AAAR 36th Annual Conference October 16 - October 20, 2017 Raleigh Convention Center Raleigh, North Carolina, USA
Abstract View
Regional Air Quality Modeling of Wildfires for Health Assessments over the Continental United States
CESUNICA IVEY, Cong Liu, Ashley Pierce, Yang Liu, Howard Chang, Matthew Strickland, Heather Holmes, University of Nevada Reno
Abstract Number: 178 Working Group: Regional and Global Air Quality and Climate Modeling
Abstract Human exposure to wildfire smoke is difficult to estimate both at the individual and regional levels due to uncertainties in wildfire smoke modeling and the spatial heterogeneity of fuel composition leading to uncertainties in fire emissions classification. Hence, in this work we incorporated wildfire emissions from the Fire Inventory of NCAR (FINN) into the CMAQ modeling framework, with the goal of improving modeled estimates of the chemical composition of the wildfire emissions and the transport of the related primary and secondary pollutants.

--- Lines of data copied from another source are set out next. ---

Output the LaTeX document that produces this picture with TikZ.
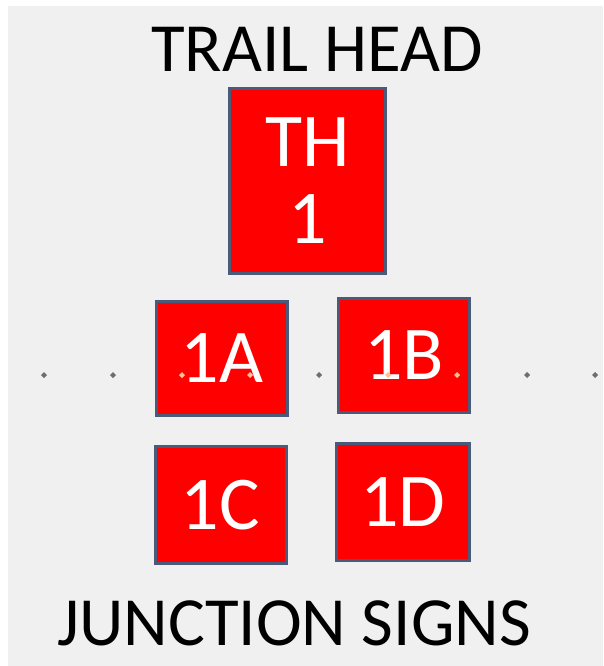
\documentclass[tikz,border=0pt]{standalone}
\usepackage{fontspec}
\setmainfont{Carlito}
\definecolor{signred}{RGB}{255,0,0}
\definecolor{signedge}{RGB}{74,90,122}
\definecolor{panel}{RGB}{240,240,240}
\definecolor{dotgray}{RGB}{110,110,110}
\definecolor{dotpale}{RGB}{255,190,150}

\begin{document}
\begin{tikzpicture}[x=1pt,y=-1pt,
  sign/.style={draw=signedge,fill=signred,line width=3pt,text=white,
    font=\fontsize{76}{77}\selectfont,inner sep=0pt,align=center},
  smallsign/.style={sign,minimum width=131pt,minimum height=114pt},
  heading/.style={font=\fontsize{69}{69}\selectfont,anchor=base}]
\useasboundingbox (0,0) rectangle (603,666);
\fill[white] (0,0) rectangle (603,666);
\fill[panel] (8,6) rectangle (603,666);
% headings
\node[heading] (trail) at (317,72) {TRAIL HEAD};
\node[heading] (junction) at (294,645) {JUNCTION SIGNS};
% signs
\node[sign,minimum width=156pt,minimum height=185pt] (th) at (307.5,181) {TH\\1};
\node[smallsign] (s1a) at (222,358.5) {1A};
\node[smallsign] (s1b) at (404,355) {1B};
\node[smallsign,minimum height=117pt] (s1c) at (220.5,505) {1C};
\node[smallsign,minimum width=133pt,minimum height=117pt] (s1d) at (403,502) {1D};
% guide dots
\foreach \x in {44,113,319,527,595}
  \fill[dotgray] (\x-3,375) -- (\x,372) -- (\x+3,375) -- (\x,378) -- cycle;
\foreach \x in {182,250,388,457}
  \fill[dotpale] (\x-3,375) -- (\x,372) -- (\x+3,375) -- (\x,378) -- cycle;
\end{tikzpicture}
\end{document}
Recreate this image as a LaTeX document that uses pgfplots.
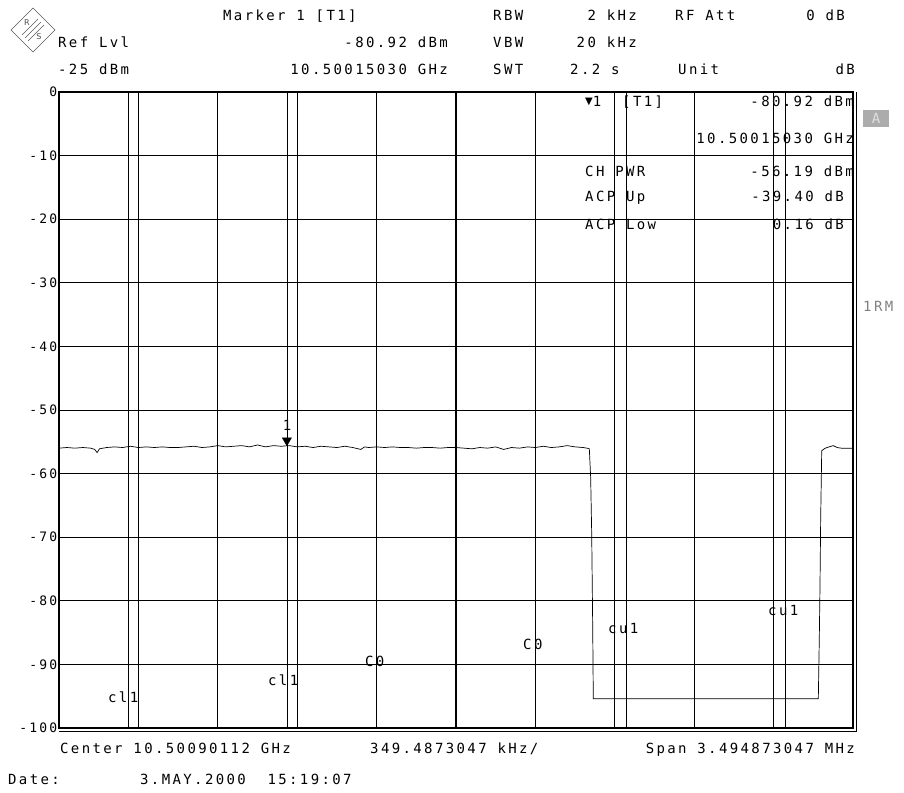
\documentclass[border=0pt]{standalone}
\usepackage{pgfplots}
\pgfplotsset{compat=1.18}
\usepackage{fontspec}
\newfontfamily\rs{DejaVu Sans Mono}[LetterSpace=17]
\newfontfamily\dv{DejaVu Sans}
\newcommand\rsf{\rs\fontsize{14}{16}\selectfont}
\begin{document}
\begin{tikzpicture}[x=1pt,y=1pt]
\useasboundingbox (0,0) rectangle (904,792);
\begin{axis}[
  at={(59pt,64pt)}, anchor=south west,
  scale only axis, width=794pt, height=636pt,
  xmin=0, xmax=10, ymin=-100, ymax=0,
  xtick={0,1,...,10}, xticklabels={},
  ytick={-100,-90,-80,-70,-60,-50,-40,-30,-20,-10,0},
  yticklabels={-100,-90,-80,-70,-60,-50,-40,-30,-20,-10,0},
  major tick length=0pt,
  grid=major, major grid style={black, line width=0.7pt},
  axis line style={black, line width=1.6pt},
  yticklabel style={font=\rs\fontsize{13}{14}\selectfont, inner xsep=1.5pt},
  clip=true,
]
\draw[black, line width=1.8pt] (axis cs:5,-100) -- (axis cs:5,0);
% channel lines
\addplot[black, line width=0.6pt] coordinates {(0.87,-100) (0.87,0)};
\addplot[black, line width=0.6pt] coordinates {(2.87,-100) (2.87,0)};
\addplot[black, line width=0.6pt] coordinates {(7.14,-100) (7.14,0)};
\addplot[black, line width=0.6pt] coordinates {(9.15,-100) (9.15,0)};
% trace
\addplot[black, line width=0.7pt] coordinates {
(0,-56.0) (0.1,-55.9) (0.2,-56.0) (0.3,-55.9) (0.4,-56.0) (0.45,-56.2) (0.48,-56.7) (0.51,-56.1)
(0.6,-55.9) (0.7,-55.8) (0.8,-55.9) (0.9,-55.7) (1.0,-55.9) (1.1,-55.8) (1.2,-55.9) (1.3,-55.8)
(1.4,-55.9) (1.5,-55.9) (1.6,-55.8) (1.7,-55.7) (1.8,-55.9) (1.9,-55.8) (2.0,-55.6) (2.1,-55.8)
(2.2,-55.7) (2.3,-55.6) (2.4,-55.8) (2.5,-55.5) (2.6,-55.8) (2.7,-55.6) (2.8,-55.7) (2.9,-55.6)
(3.0,-55.8) (3.1,-55.7) (3.2,-55.9) (3.3,-55.7) (3.4,-55.8) (3.5,-55.9) (3.6,-55.7) (3.7,-55.9)
(3.8,-56.2) (3.85,-55.8) (3.9,-55.9) (4.0,-55.8) (4.1,-55.9) (4.2,-55.8) (4.3,-55.9) (4.4,-55.9)
(4.5,-56.0) (4.6,-55.9) (4.7,-55.9) (4.8,-56.0) (4.9,-55.9) (5.0,-55.9) (5.1,-56.0) (5.2,-56.1)
(5.3,-55.9) (5.4,-56.0) (5.5,-55.8) (5.6,-56.2) (5.7,-55.9) (5.8,-56.0) (5.9,-55.8) (6.0,-55.9)
(6.1,-55.7) (6.2,-55.9) (6.3,-55.8) (6.4,-55.6) (6.5,-55.8) (6.6,-55.9) (6.65,-56.0) (6.679,-56.1)
(6.696,-60.6) (6.709,-69.4) (6.722,-84.4) (6.729,-95.4)
(7.5,-95.4) (8.5,-95.4) (9.563,-95.4)
(9.575,-86.3) (9.584,-78.0) (9.593,-66.9) (9.606,-56.4)
(9.65,-56.0) (9.7,-55.8) (9.75,-55.6) (9.8,-55.9) (9.85,-56.0) (9.9,-56.0) (10,-56.0)
};
% marker 1
\addplot[only marks, mark=triangle*, mark size=5.3pt, mark options={rotate=180, fill=black, draw=black}]
  coordinates {(2.87,-54.8)};
\end{axis}
% outer double border
\draw[black, line width=0.9pt] (856.5,700) -- (856.5,61) -- (59,61);
% logo
\begin{scope}[shift={(33,762)}]
  \draw[gray!70!black, line width=0.6pt] (-22,0) -- (0,22) -- (22,0) -- (0,-22) -- cycle;
  \foreach \o in {-3,0,3} {\draw[gray!70!black, line width=0.5pt] (-8+\o,-8-\o) -- (8+\o,8-\o);}
  \node[font=\dv\fontsize{8}{8}\selectfont, gray!60!black] at (-6,7) {R};
  \node[font=\dv\fontsize{8}{8}\selectfont, gray!60!black] at (6,-7) {S};
\end{scope}
% header
\begin{scope}[every node/.style={font=\rsf, inner sep=0pt}]
\node[anchor=base west] at (223,771) {Marker 1 [T1]};
\node[anchor=base west] at (58,744) {Ref Lvl};
\node[anchor=base east] at (448,744) {-80.92 dBm};
\node[anchor=base west] at (58,717) {-25 dBm};
\node[anchor=base east] at (448,717) {10.50015030 GHz};
\node[anchor=base west] at (493,771) {RBW};
\node[anchor=base east] at (637,771) {2 kHz};
\node[anchor=base west] at (675,771) {RF Att};
\node[anchor=base east] at (845,771) {0 dB};
\node[anchor=base west] at (493,744) {VBW};
\node[anchor=base east] at (637,744) {20 kHz};
\node[anchor=base west] at (493,717) {SWT};
\node[anchor=base west] at (570,717) {2.2 s};
\node[anchor=base west] at (678,717) {Unit};
\node[anchor=base east] at (855,717) {dB};
% marker table
\node[anchor=base west] at (585,685) {{\dv\fontsize{10}{10}\selectfont\raisebox{2pt}{▼}}1};
\node[anchor=base west] at (622,685) {[T1]};
\node[anchor=base east] at (854,685) {-80.92 dBm};
\node[anchor=base east] at (854,648) {10.50015030 GHz};
\node[anchor=base west] at (585,615) {CH PWR};
\node[anchor=base east] at (854,615) {-56.19 dBm};
\node[anchor=base west] at (585,590) {ACP Up};
\node[anchor=base east] at (844,590) {-39.40 dB};
\node[anchor=base west] at (585,562) {ACP Low};
\node[anchor=base east] at (844,562) {0.16 dB};
% channel labels
\node[anchor=base west] at (108,89) {cl1};
\node[anchor=base west] at (268,106) {cl1};
\node[anchor=base west] at (365,125) {C0};
\node[anchor=base west] at (523,142) {C0};
\node[anchor=base west] at (608,158) {cu1};
\node[anchor=base west] at (768,176) {cu1};
% marker label
\node[anchor=base] at (287,361) {1};
% bottom
\node[anchor=base west] at (60,39) {Center 10.50090112 GHz};
\node[anchor=base west] at (370,39) {349.4873047 kHz/};
\node[anchor=base east] at (855,39) {Span 3.494873047 MHz};
\node[anchor=base west] at (8,8) {Date:};
\node[anchor=base west] at (140,8) {3.MAY.2000\ \ 15:19:07};
% right side
\fill[gray!65] (863,665) rectangle (889,682);
\node[anchor=center, text=gray!25] at (876,673.5) {A};
\node[anchor=base west, text=gray] at (863,480) {1RM};
\end{scope}
\end{tikzpicture}
\end{document}
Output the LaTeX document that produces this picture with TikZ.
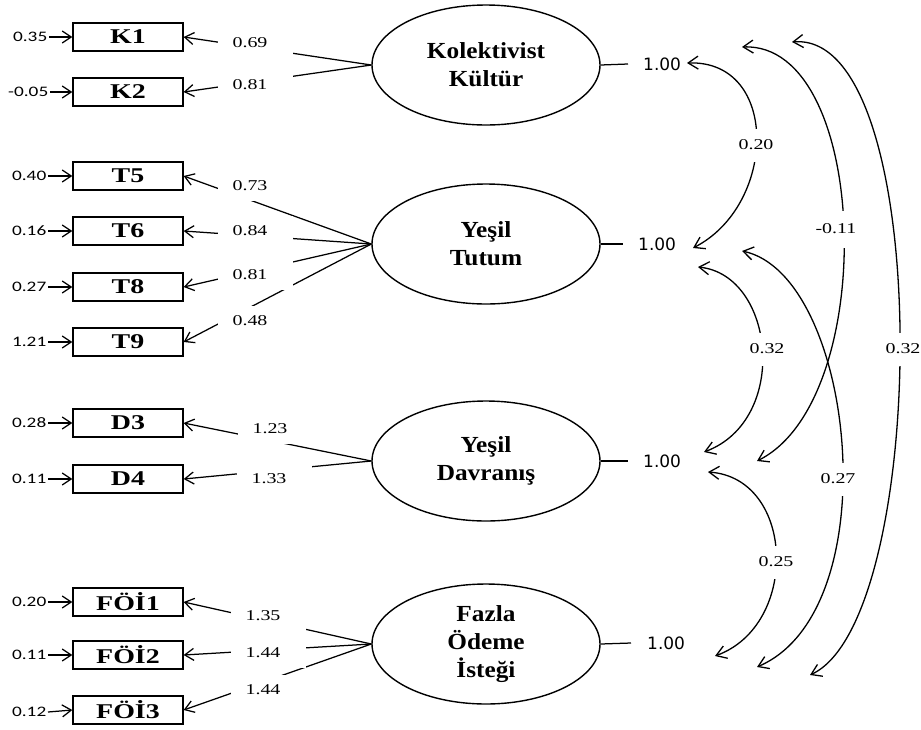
\documentclass[tikz,border=0pt]{standalone}
\usepackage{graphicx}
\usepackage{fontspec}
\setmainfont{Liberation Serif}
\newfontfamily\dvs{DejaVu Sans}
\newfontfamily\carl{Carlito}
\usetikzlibrary{shapes.geometric,arrows.meta}
\newcommand{\hs}[1]{\scalebox{1.33}[1]{#1}}
\newcommand{\hx}[1]{\scalebox{1.1}[1]{#1}}
\newcommand{\lt}[1]{\hspace*{-10pt}\hs{#1}}
\begin{document}
\begin{tikzpicture}[x=1pt,y=-1pt,
 obs/.style={draw,line width=1.3pt,minimum width=110pt,minimum height=28pt,inner sep=0pt,font=\fontsize{21}{21}\selectfont\bfseries},
 lat/.style={ellipse,draw,line width=1.4pt,minimum width=228pt,minimum height=120pt,inner sep=0pt,align=center,font=\fontsize{23}{28}\selectfont\bfseries},
 ld/.style={fill=white,minimum width=75pt,minimum height=30pt,inner sep=0pt,font=\fontsize{15}{15}\selectfont},
 cv/.style={fill=white,inner xsep=3pt,inner ysep=0pt,minimum height=33pt,font=\fontsize{15}{15}\selectfont},
 er/.style={anchor=east,inner sep=1.5pt,font=\carl\fontsize{14.5}{14.5}\selectfont},
 one/.style={inner sep=0pt,anchor=west,font=\dvs\fontsize{17}{17}\selectfont},
 arr/.style={line width=1.25pt,-{Straight Barb[length=9pt,width=12pt]}},
 dbl/.style={line width=1.3pt,{Straight Barb[length=10pt,width=13pt]}-{Straight Barb[length=10pt,width=13pt]}},
 ln/.style={line width=1.25pt}]
\useasboundingbox (0,0) rectangle (921,729);

% latent variables
\node[lat] (KK) at (486,65) {\hx{Kolektivist}\\\hx{Kültür}};
\node[lat] (YT) at (486,244) {\hx{Yeşil}\\\hx{Tutum}};
\node[lat] (YD) at (486,461) {\hx{Yeşil}\\\hx{Davranış}};
\node[lat] (FO) at (486,644) {\hx{Fazla}\\\hx{Ödeme}\\\hx{İsteği}};

% observed variables
\node[obs] (K1) at (128,37) {\hs{K1}};
\node[obs] (K2) at (128,92) {\hs{K2}};
\node[obs] (T5) at (128,176) {\hs{T5}};
\node[obs] (T6) at (128,231) {\hs{T6}};
\node[obs] (T8) at (128,287) {\hs{T8}};
\node[obs] (T9) at (128,342) {\hs{T9}};
\node[obs] (D3) at (128,423) {\hs{D3}};
\node[obs] (D4) at (128,479) {\hs{D4}};
\node[obs] (F1) at (128,602) {\hs{FÖİ1}};
\node[obs] (F2) at (128,655) {\hs{FÖİ2}};
\node[obs] (F3) at (128,710) {\hs{FÖİ3}};

% error terms
\node[er] (eK1) at (49,37) {\hs{0.35}};
\node[er] (eK2) at (50,92) {\hs{-0.05}};
\node[er] (eT5) at (48,176) {\hs{0.40}};
\node[er] (eT6) at (48,231) {\hs{0.16}};
\node[er] (eT8) at (48,287) {\hs{0.27}};
\node[er] (eT9) at (48,342) {\hs{1.21}};
\node[er] (eD3) at (48,423) {\hs{0.28}};
\node[er] (eD4) at (48,479) {\hs{0.11}};
\node[er] (eF1) at (48,602) {\hs{0.20}};
\node[er] (eF2) at (48,655) {\hs{0.11}};
\node[er] (eF3) at (48,712) {\hs{0.12}};
\foreach \n in {K1,K2,T5,T6,T8,T9,D3,D4,F1,F2,F3}
  \draw[arr] (e\n.east) -- (\n.west);

% loadings
\draw[arr] (KK.west) -- (K1.east);
\draw[arr] (KK.west) -- (K2.east);
\draw[arr] (YT.west) -- (T5.east);
\draw[arr] (YT.west) -- (T6.east);
\draw[arr] (YT.west) -- (T8.east);
\draw[arr] (YT.west) -- (T9.east);
\draw[arr] (YD.west) -- (D3.east);
\draw[arr] (YD.west) -- (D4.east);
\draw[arr] (FO.west) -- (F1.east);
\draw[arr] (FO.west) -- (F2.east);
\draw[arr] (FO.west) -- (F3.east);

\node[ld] (lK1) at (255,43) {\lt{0.69}};
\node[ld] (lK2) at (255,85) {\lt{0.81}};
\node[ld] (lT5) at (255,186) {\lt{0.73}};
\node[ld] (lT6) at (255,231) {\lt{0.84}};
\node[ld] (lT8) at (255,275) {\lt{0.81}};
\node[ld] (lT9) at (255,321) {\lt{0.48}};
\node[ld] (lD3) at (275,429) {\lt{1.23}};
\node[ld] (lD4) at (274,479) {\lt{1.33}};
\node[ld] (lF1) at (268,616) {\lt{1.35}};
\node[ld] (lF2) at (268,653) {\lt{1.44}};
\node[ld] (lF3) at (268,690) {\lt{1.44}};

% variances
\node[one] (v1) at (643,64) {1.00};
\node[one] (v2) at (638,244) {1.00};
\node[one] (v3) at (643,461) {1.00};
\node[one] (v4) at (647,643) {1.00};
\draw[ln] (KK.east) -- ([xshift=-15pt]v1.west);
\draw[ln] (YT.east) -- ([xshift=-15pt]v2.west);
\draw[ln] (YD.east) -- ([xshift=-15pt]v3.west);
\draw[ln] (FO.east) -- ([xshift=-16pt]v4.west);

% covariance end points
\coordinate (c1a) at (687,63);
\coordinate (c1b) at (742,47);
\coordinate (c1c) at (792,42);
\coordinate (c2a) at (693,248);
\coordinate (c2b) at (698,267);
\coordinate (c2c) at (742,251);
\coordinate (c3a) at (704,452);
\coordinate (c3b) at (757,461);
\coordinate (c3c) at (708,472);
\coordinate (c4a) at (715,656);
\coordinate (c4b) at (757,667);
\coordinate (c4c) at (810,675);

\draw[dbl] (c1a) .. controls (780,60) and (777,205) .. (c2a);
\draw[dbl] (c1b) .. controls (870,42) and (880,400) .. (c3b);
\draw[dbl] (c1c) .. controls (935,30) and (930,620) .. (c4c);
\draw[dbl] (c2b) .. controls (775,275) and (790,420) .. (c3a);
\draw[dbl] (c2c) .. controls (855,275) and (890,610) .. (c4b);
\draw[dbl] (c3c) .. controls (795,478) and (800,625) .. (c4a);

\node[cv] (r1) at (756,145) {\hs{0.20}};
\node[cv,minimum height=37pt] (r2) at (836,229) {\hs{-0.11}};
\node[cv] (r3) at (767,349) {\hs{0.32}};
\node[cv] (r4) at (903,349) {\hs{0.32}};
\node[cv] (r5) at (838,479) {\hs{0.27}};
\node[cv] (r6) at (776,562) {\hs{0.25}};
\end{tikzpicture}
\end{document}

FINN emissions have a higher spatial and temporal correlation with observed fire activity, due to the use of MODIS active fire products in the inventory development. We present a three-year evaluation of CMAQ simulations over the continental U.S., for which FINN emissions replace the wildfire emissions in the National Emissions Inventory. Simulated concentrations of bulk fine particulate matter (PM2.5), PM2.5 components (e.g., organic carbon, elemental carbon, and trace metals), and ozone are evaluated by comparing the estimates with observations from regulatory monitoring networks. Regional estimates of PM2.5, PM2.5 components, and ozone provide surrogate metrics for human exposure to wildfire smoke around and down-wind of active fires.